EXERCISE TASK: Make an exact copy of each entry, leaving out every picture.

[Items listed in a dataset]
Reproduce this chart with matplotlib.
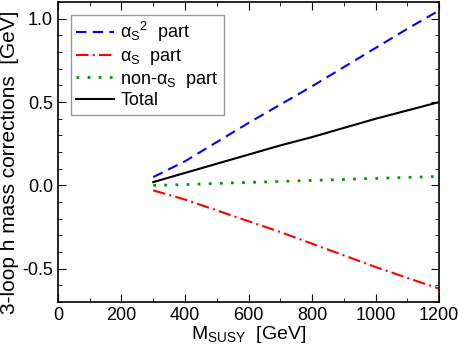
import numpy as np
import matplotlib
matplotlib.use('Agg')
import matplotlib.pyplot as plt
from matplotlib.ticker import MultipleLocator

plt.rcParams['font.family'] = ['Liberation Sans', 'DejaVu Sans']
plt.rcParams['mathtext.fontset'] = 'custom'
plt.rcParams['mathtext.rm'] = 'Liberation Sans'
plt.rcParams['mathtext.it'] = 'Liberation Sans:italic'
plt.rcParams['axes.unicode_minus'] = False

msusy = [300, 400, 500, 600, 700, 800, 900, 1000, 1100, 1200]
as2_part = [0.05, 0.145, 0.26, 0.375, 0.485, 0.595, 0.71, 0.825, 0.94, 1.05]
as_part = [-0.03, -0.085, -0.15, -0.215, -0.28, -0.35, -0.42, -0.49, -0.555, -0.62]
nonas_part = [0.0, 0.005, 0.012, 0.018, 0.024, 0.03, 0.036, 0.042, 0.048, 0.054]
total = [0.02, 0.075, 0.13, 0.185, 0.24, 0.29, 0.345, 0.40, 0.45, 0.50]

fig = plt.figure(figsize=(4.58, 3.47), dpi=100)
ax = fig.add_axes([0.1266, 0.1297, 0.832, 0.864])

ax.plot(msusy, as2_part, color='#0000ff', ls=(0, (5, 3)), lw=1.5,
        label='α$_{\\mathrm{S}}{}^{2}$  part')
ax.plot(msusy, as_part, color='#ff0000', ls=(0, (6, 2, 1, 2)), lw=1.5,
        label='α$_{\\mathrm{S}}$  part')
ax.plot(msusy, nonas_part, color='#009900', ls=(0, (1, 3)), lw=2,
        label='non-α$_{\\mathrm{S}}$  part')
ax.plot(msusy, total, color='black', lw=1.5, label='Total')

ax.set_xlim(0, 1200)
ax.set_ylim(-0.7, 1.1)
ax.xaxis.set_major_locator(MultipleLocator(200))
ax.xaxis.set_minor_locator(MultipleLocator(100))
ax.yaxis.set_major_locator(MultipleLocator(0.5))
ax.yaxis.set_minor_locator(MultipleLocator(0.1))
ax.tick_params(which='both', direction='in', top=True, right=True, labelsize=13)
ax.tick_params(which='major', length=6)
ax.tick_params(which='minor', length=3)
for s in ax.spines.values():
    s.set_linewidth(1.2)

ax.set_xlabel(r'M$_{\mathrm{SUSY}}$  [GeV]', fontsize=14, labelpad=0)
ax.set_ylabel('3-loop h mass corrections  [GeV]', fontsize=15)
ax.yaxis.set_label_coords(-0.102, 0.465)

leg = ax.legend(loc='upper left', fontsize=13, frameon=True, fancybox=False,
                edgecolor='gray', handlelength=2.1, labelspacing=0.15,
                borderaxespad=0.7, handletextpad=0.35, borderpad=0.3)
leg.get_frame().set_linewidth(1.0)

fig.savefig('out.png', dpi=100)
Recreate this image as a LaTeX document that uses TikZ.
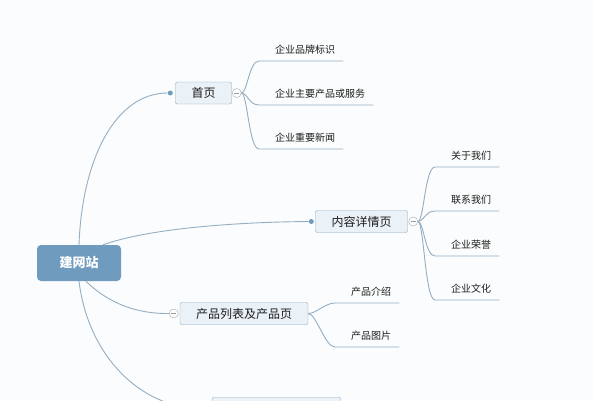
\documentclass[tikz,border=0pt]{standalone}
\usepackage{fontspec}
\setmainfont{Noto Sans CJK SC}
\definecolor{bg}{HTML}{FBFCFD}
\definecolor{linecol}{HTML}{94AEC2}
\definecolor{rootfill}{HTML}{6E9BBE}
\definecolor{topicfill}{HTML}{EAF1F7}
\definecolor{topicline}{HTML}{8AA8BF}
\definecolor{labelcol}{HTML}{1E1E1E}
\tikzset{
	root/.style={rectangle, rounded corners=4pt, fill=rootfill, text=white,
		font=\fontsize{13}{13}\selectfont\bfseries, minimum width=84pt, minimum height=36pt},
	topic/.style={rectangle, rounded corners=2pt, draw=topicline, fill=topicfill, text=labelcol,
		font=\fontsize{12}{12}\selectfont, inner xsep=16pt, minimum height=22pt},
	leaf/.style={anchor=south west, text=labelcol, font=\fontsize{10}{10}\selectfont,
		text height=8pt, text depth=2pt, inner ysep=5.5pt, inner xsep=8pt},
	fold/.style={circle, draw=gray!70, fill=white, minimum size=9pt, inner sep=0pt,
		path picture={\draw[gray!80] ([xshift=-2.5pt]path picture bounding box.center)
			-- ([xshift=2.5pt]path picture bounding box.center);}},
	dot/.style={circle, fill=rootfill, minimum size=5pt, inner sep=0pt},
	branch/.style={draw=linecol, line width=0.9pt}
}
\begin{document}
\begin{tikzpicture}[x=1pt,y=-1pt]

	\fill[bg] (0,0) rectangle (593,400);
	\useasboundingbox (0,0) rectangle (593,400);
	\clip (0,0) rectangle (593,400);

	% main topics
	\node[root] (web) at (79,263) {建网站};
	\node[topic] (home) at (203.5,93) {首页};
	\node[topic] (detail) at (361.5,221.5) {内容详情页};
	\node[topic] (list) at (244,313.5) {产品列表及产品页};
	\node[topic, minimum width=129pt] (more) at (276.5,408.5) {};

	\node[dot] (home-in) at ([xshift=-5pt]home.west) {};
	\node[dot] (detail-in) at ([xshift=-4pt]detail.west) {};
	\node[fold] (home-fold) at ([xshift=5pt]home.east) {};
	\node[fold] (detail-fold) at ([xshift=5.5pt]detail.east) {};
	\node[fold] (list-fold) at ([xshift=-6pt]list.west) {};

	\draw[branch] (web.north) .. controls (82,160) and (115,93) .. (home-in);
	\draw[branch] ([xshift=24pt]web.north) .. controls (150,228) and (240,222) .. (detail-in);
	\draw[branch] ([xshift=7pt]web.south) .. controls (110,305) and (140,314) .. (list-fold.west);
	\draw[branch] (web.south) .. controls (88,355) and (140,408.5) .. ([xshift=-10pt]more.west);

	% subtopics
	\foreach \n / \y / \lbl in {
	h1/61/企业品牌标识,
	h2/105/企业主要产品或服务,
	h3/149/企业重要新闻}
	{
		\node[leaf] (\n) at (267,\y) {\lbl};
		\draw[branch] (home-fold.east) .. controls +(6,0) and +(-10,0) .. ([xshift=-8pt]\n.south west) -- (\n.south east);
	};
	\foreach \n / \y / \lbl in {
	d1/167/关于我们,
	d2/211/联系我们,
	d3/256/企业荣誉,
	d4/300/企业文化}
	{
		\node[leaf] (\n) at (443,\y) {\lbl};
		\draw[branch] (detail-fold.east) .. controls +(6,0) and +(-10,0) .. ([xshift=-8pt]\n.south west) -- (\n.south east);
	};
	\foreach \n / \y / \lbl in {
	p1/303/产品介绍,
	p2/347/产品图片}
	{
		\node[leaf] (\n) at (343,\y) {\lbl};
		\draw[branch] (list.east) .. controls +(8,0) and +(-10,0) .. ([xshift=-8pt]\n.south west) -- (\n.south east);
	};
	\end{tikzpicture}
\end{document}
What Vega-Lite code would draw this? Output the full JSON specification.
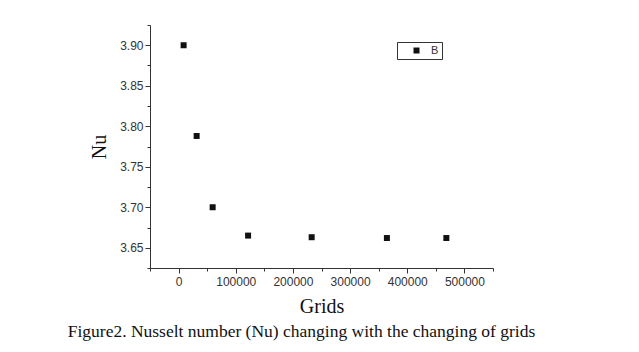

RESULT OF THE TASK:
Reproduce this chart with matplotlib.
import numpy as np
import matplotlib
matplotlib.use('Agg')
import matplotlib.pyplot as plt
from matplotlib.ticker import MultipleLocator

plt.rcParams['font.family'] = ['Liberation Sans', 'DejaVu Sans']
plt.rcParams['mathtext.fontset'] = 'custom'
plt.rcParams['mathtext.rm'] = 'Liberation Sans'
plt.rcParams['mathtext.it'] = 'Liberation Sans:italic'
plt.rcParams['axes.unicode_minus'] = False

msusy = [300, 400, 500, 600, 700, 800, 900, 1000, 1100, 1200]
as2_part = [0.05, 0.145, 0.26, 0.375, 0.485, 0.595, 0.71, 0.825, 0.94, 1.05]
as_part = [-0.03, -0.085, -0.15, -0.215, -0.28, -0.35, -0.42, -0.49, -0.555, -0.62]
nonas_part = [0.0, 0.005, 0.012, 0.018, 0.024, 0.03, 0.036, 0.042, 0.048, 0.054]
total = [0.02, 0.075, 0.13, 0.185, 0.24, 0.29, 0.345, 0.40, 0.45, 0.50]

fig = plt.figure(figsize=(4.58, 3.47), dpi=100)
ax = fig.add_axes([0.1266, 0.1297, 0.832, 0.864])

ax.plot(msusy, as2_part, color='#0000ff', ls=(0, (5, 3)), lw=1.5,
        label='α$_{\\mathrm{S}}{}^{2}$  part')
ax.plot(msusy, as_part, color='#ff0000', ls=(0, (6, 2, 1, 2)), lw=1.5,
        label='α$_{\\mathrm{S}}$  part')
ax.plot(msusy, nonas_part, color='#009900', ls=(0, (1, 3)), lw=2,
        label='non-α$_{\\mathrm{S}}$  part')
ax.plot(msusy, total, color='black', lw=1.5, label='Total')

ax.set_xlim(0, 1200)
ax.set_ylim(-0.7, 1.1)
ax.xaxis.set_major_locator(MultipleLocator(200))
ax.xaxis.set_minor_locator(MultipleLocator(100))
ax.yaxis.set_major_locator(MultipleLocator(0.5))
ax.yaxis.set_minor_locator(MultipleLocator(0.1))
ax.tick_params(which='both', direction='in', top=True, right=True, labelsize=13)
ax.tick_params(which='major', length=6)
ax.tick_params(which='minor', length=3)
for s in ax.spines.values():
    s.set_linewidth(1.2)

ax.set_xlabel(r'M$_{\mathrm{SUSY}}$  [GeV]', fontsize=14, labelpad=0)
ax.set_ylabel('3-loop h mass corrections  [GeV]', fontsize=15)
ax.yaxis.set_label_coords(-0.102, 0.465)

leg = ax.legend(loc='upper left', fontsize=13, frameon=True, fancybox=False,
                edgecolor='gray', handlelength=2.1, labelspacing=0.15,
                borderaxespad=0.7, handletextpad=0.35, borderpad=0.3)
leg.get_frame().set_linewidth(1.0)

fig.savefig('out.png', dpi=100)
Recreate this image as a LaTeX document that uses TikZ.
\documentclass[tikz,border=0pt]{standalone}
\usepackage{fontspec}
\setmainfont{Noto Sans CJK SC}
\definecolor{bg}{HTML}{FBFCFD}
\definecolor{linecol}{HTML}{94AEC2}
\definecolor{rootfill}{HTML}{6E9BBE}
\definecolor{topicfill}{HTML}{EAF1F7}
\definecolor{topicline}{HTML}{8AA8BF}
\definecolor{labelcol}{HTML}{1E1E1E}
\tikzset{
	root/.style={rectangle, rounded corners=4pt, fill=rootfill, text=white,
		font=\fontsize{13}{13}\selectfont\bfseries, minimum width=84pt, minimum height=36pt},
	topic/.style={rectangle, rounded corners=2pt, draw=topicline, fill=topicfill, text=labelcol,
		font=\fontsize{12}{12}\selectfont, inner xsep=16pt, minimum height=22pt},
	leaf/.style={anchor=south west, text=labelcol, font=\fontsize{10}{10}\selectfont,
		text height=8pt, text depth=2pt, inner ysep=5.5pt, inner xsep=8pt},
	fold/.style={circle, draw=gray!70, fill=white, minimum size=9pt, inner sep=0pt,
		path picture={\draw[gray!80] ([xshift=-2.5pt]path picture bounding box.center)
			-- ([xshift=2.5pt]path picture bounding box.center);}},
	dot/.style={circle, fill=rootfill, minimum size=5pt, inner sep=0pt},
	branch/.style={draw=linecol, line width=0.9pt}
}
\begin{document}
\begin{tikzpicture}[x=1pt,y=-1pt]

	\fill[bg] (0,0) rectangle (593,400);
	\useasboundingbox (0,0) rectangle (593,400);
	\clip (0,0) rectangle (593,400);

	% main topics
	\node[root] (web) at (79,263) {建网站};
	\node[topic] (home) at (203.5,93) {首页};
	\node[topic] (detail) at (361.5,221.5) {内容详情页};
	\node[topic] (list) at (244,313.5) {产品列表及产品页};
	\node[topic, minimum width=129pt] (more) at (276.5,408.5) {};

	\node[dot] (home-in) at ([xshift=-5pt]home.west) {};
	\node[dot] (detail-in) at ([xshift=-4pt]detail.west) {};
	\node[fold] (home-fold) at ([xshift=5pt]home.east) {};
	\node[fold] (detail-fold) at ([xshift=5.5pt]detail.east) {};
	\node[fold] (list-fold) at ([xshift=-6pt]list.west) {};

	\draw[branch] (web.north) .. controls (82,160) and (115,93) .. (home-in);
	\draw[branch] ([xshift=24pt]web.north) .. controls (150,228) and (240,222) .. (detail-in);
	\draw[branch] ([xshift=7pt]web.south) .. controls (110,305) and (140,314) .. (list-fold.west);
	\draw[branch] (web.south) .. controls (88,355) and (140,408.5) .. ([xshift=-10pt]more.west);

	% subtopics
	\foreach \n / \y / \lbl in {
	h1/61/企业品牌标识,
	h2/105/企业主要产品或服务,
	h3/149/企业重要新闻}
	{
		\node[leaf] (\n) at (267,\y) {\lbl};
		\draw[branch] (home-fold.east) .. controls +(6,0) and +(-10,0) .. ([xshift=-8pt]\n.south west) -- (\n.south east);
	};
	\foreach \n / \y / \lbl in {
	d1/167/关于我们,
	d2/211/联系我们,
	d3/256/企业荣誉,
	d4/300/企业文化}
	{
		\node[leaf] (\n) at (443,\y) {\lbl};
		\draw[branch] (detail-fold.east) .. controls +(6,0) and +(-10,0) .. ([xshift=-8pt]\n.south west) -- (\n.south east);
	};
	\foreach \n / \y / \lbl in {
	p1/303/产品介绍,
	p2/347/产品图片}
	{
		\node[leaf] (\n) at (343,\y) {\lbl};
		\draw[branch] (list.east) .. controls +(8,0) and +(-10,0) .. ([xshift=-8pt]\n.south west) -- (\n.south east);
	};
	\end{tikzpicture}
\end{document}
What Vega-Lite code would draw this? Output the full JSON specification.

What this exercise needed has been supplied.